■ Written task
Your answer should be a single number: the count of lines that include the word "this".

··· Exercise material ···

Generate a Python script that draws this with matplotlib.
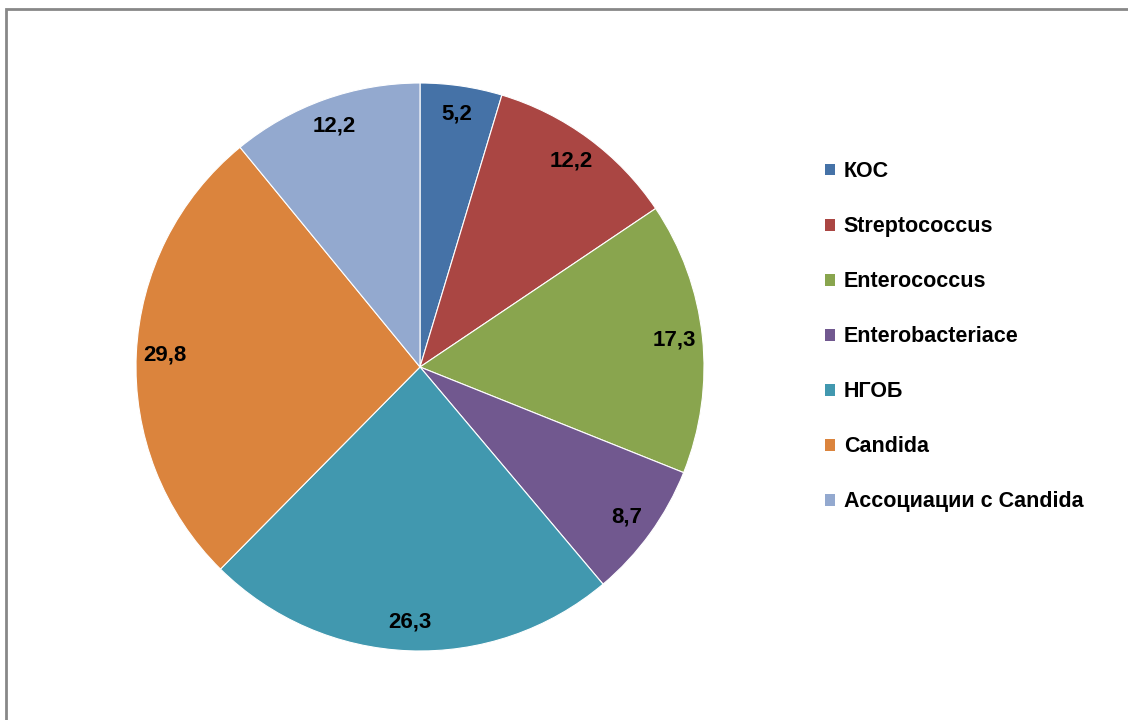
import matplotlib.pyplot as plt
from matplotlib.patches import Patch, Rectangle
from matplotlib import font_manager

# data
labels = ["КОС", "Streptococcus", "Enterococcus", "Enterobacteriace",
          "НГОБ", "Candida", "Ассоциации с Candida"]
values = [5.2, 12.2, 17.3, 8.7, 26.3, 29.8, 12.2]
value_text = ["5,2", "12,2", "17,3", "8,7", "26,3", "29,8", "12,2"]
colors = ["#4572A7", "#AA4643", "#89A54E", "#71588F",
          "#4198AF", "#DB843D", "#93A9CF"]

names = {f.name for f in font_manager.fontManager.ttflist}
fam = "Liberation Sans Narrow" if "Liberation Sans Narrow" in names else "Liberation Sans"
plt.rcParams['font.family'] = [fam, 'DejaVu Sans']

fig = plt.figure(figsize=(11.28, 7.2), dpi=100)

# outer frame of the chart area
fig.patches.append(Rectangle((6 / 1128, -0.05), 1.1, (720 - 9) / 720 + 0.05,
                             transform=fig.transFigure, fill=False,
                             edgecolor="#888888", linewidth=2))

ax = fig.add_axes([136 / 1128, 69 / 720, 568 / 1128, 568 / 720])
wedges, texts = ax.pie(values, colors=colors, startangle=90, counterclock=False,
                       radius=1, labels=value_text, labeldistance=0.9,
                       wedgeprops=dict(edgecolor="white", linewidth=0.8),
                       textprops=dict(fontsize=16, fontweight="bold", color="black",
                                      ha="center", va="center"))
for t in texts:
    t.set_horizontalalignment("center")
ax.set_xlim(-1, 1)
ax.set_ylim(-1, 1)
ax.set_aspect("equal")

handles = [Patch(facecolor=c, edgecolor="none") for c in colors]
fig.legend(handles, labels, loc="upper left", bbox_to_anchor=(806 / 1128, 1 - 142 / 720),
           frameon=False, prop=dict(family=[fam, 'DejaVu Sans'], size=15.5, weight="bold"),
           handlelength=0.45, handleheight=0.45, handletextpad=0.4,
           labelspacing=1.58)

fig.savefig("out.png", dpi=100)
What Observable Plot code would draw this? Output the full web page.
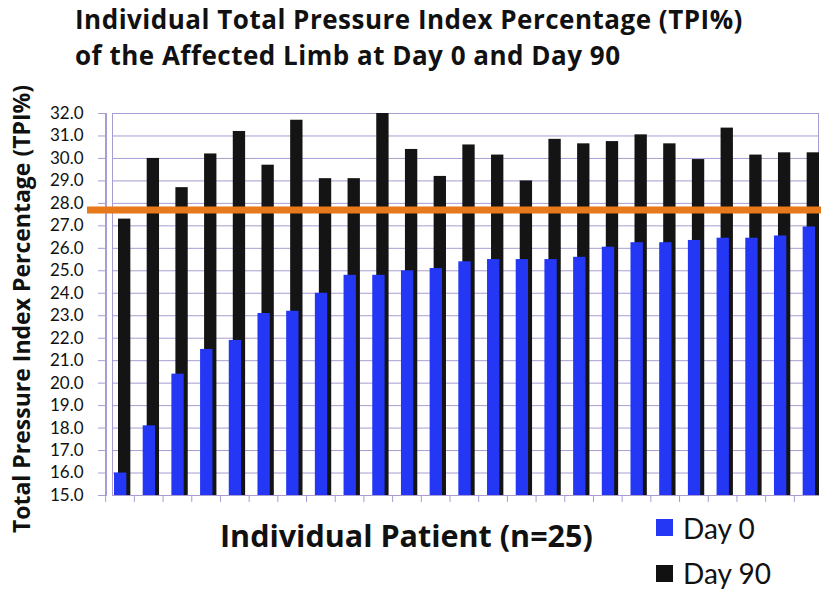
<!DOCTYPE html>
<html>
<head>
<meta charset="utf-8">
<script src="https://cdn.jsdelivr.net/npm/d3@7"></script>
<script src="https://cdn.jsdelivr.net/npm/@observablehq/plot@0.6"></script>
<style>
  html, body { margin: 0; padding: 0; background: #fff; }
  #wrap { position: relative; width: 827px; height: 595px; overflow: hidden; font-family: Lato, "Open Sans", sans-serif; color: #111; }
  #wrap svg { position: absolute; left: 0; top: 0; }
  .t { position: absolute; white-space: nowrap; font-family: "Open Sans", sans-serif; font-weight: bold; }
  #title { left: 75px; top: 1px; font-size: 26px; line-height: 36.4px; letter-spacing: 0.5px; }
  #ylabel { left: 21px; top: 309px; font-size: 23px; line-height: 1; transform: translate(-50%, -50%) rotate(-90deg); }
  #xlabel { left: 220px; top: 520px; font-size: 30.5px; line-height: 1; }
  .lg { position: absolute; font-size: 28px; line-height: 28px; }
  .sw { position: absolute; width: 17px; height: 17px; }
</style>
</head>
<body>
<div id="wrap">
  <div class="t" id="title">Individual Total Pressure Index Percentage (TPI%)<br>of the Affected Limb at Day 0 and Day 90</div>
  <div class="t" id="ylabel">Total Pressure Index Percentage (TPI%)</div>
  <div class="t" id="xlabel">Individual Patient (n=25)</div>
  <div class="sw" style="left:656px; top:519px; background:#2337f5;"></div>
  <div class="lg" style="left:683px; top:514px;">Day 0</div>
  <div class="sw" style="left:656px; top:565px; background:#111;"></div>
  <div class="lg" style="left:683px; top:559px;">Day 90</div>
</div>
<script>
const patients = d3.range(1, 26);
const day0 = [16.0, 18.1, 20.4, 21.5, 21.9, 23.1, 23.2, 24.0, 24.8, 24.8, 25.0, 25.1, 25.4,
              25.5, 25.5, 25.5, 25.6, 26.05, 26.25, 26.25, 26.35, 26.45, 26.45, 26.55, 26.95];
const day90 = [27.3, 30.0, 28.7, 30.2, 31.2, 29.7, 31.7, 29.1, 29.1, 32.0, 30.4, 29.2, 30.6,
               30.15, 29.0, 30.85, 30.65, 30.75, 31.05, 30.65, 29.95, 31.35, 30.15, 30.25, 30.25];
const threshold = 27.7;
const yTicks = d3.range(15, 32.5, 1);

const rows = patients.map((p, i) => ({patient: p, day0: day0[i], day90: day90[i]}));
const grid = "#a99cd2";

const chart = Plot.plot({
  width: 827,
  height: 595,
  marginLeft: 105,
  marginRight: 9,
  marginTop: 113,
  marginBottom: 100,
  style: {fontFamily: "Lato, 'Open Sans', sans-serif", background: "transparent"},
  x: {type: "band", domain: patients, range: [114, 815], paddingInner: 0.57, paddingOuter: 0, round: false, axis: null},
  y: {domain: [15, 32], axis: null},
  marks: [
    Plot.gridY(yTicks, {stroke: grid, strokeOpacity: 1, insetLeft: 7}),
    Plot.frame({stroke: grid, insetLeft: 7}),
    Plot.frame({stroke: grid, insetRight: 712}),
    Plot.barY(rows, {x: "patient", y1: 15, y2: "day90", fill: "#141414", dx: 4}),
    Plot.barY(rows, {x: "patient", y1: 15, y2: "day0", fill: "#2337f5"}),
    Plot.ruleY([threshold], {stroke: "#e8791b", strokeWidth: 7, insetLeft: -18, insetRight: -3}),
    Plot.axisX(patients, {tickSize: 7, tickFormat: () => "", stroke: grid, dx: -15, label: null}),
    Plot.axisY(yTicks, {tickSize: 7, tickPadding: 15, fontSize: 17, tickFormat: d3.format(".1f"), stroke: grid, fill: "#111", label: null})
  ]
});
document.getElementById("wrap").prepend(chart);
</script>
</body>
</html>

···

■ Result of the task
2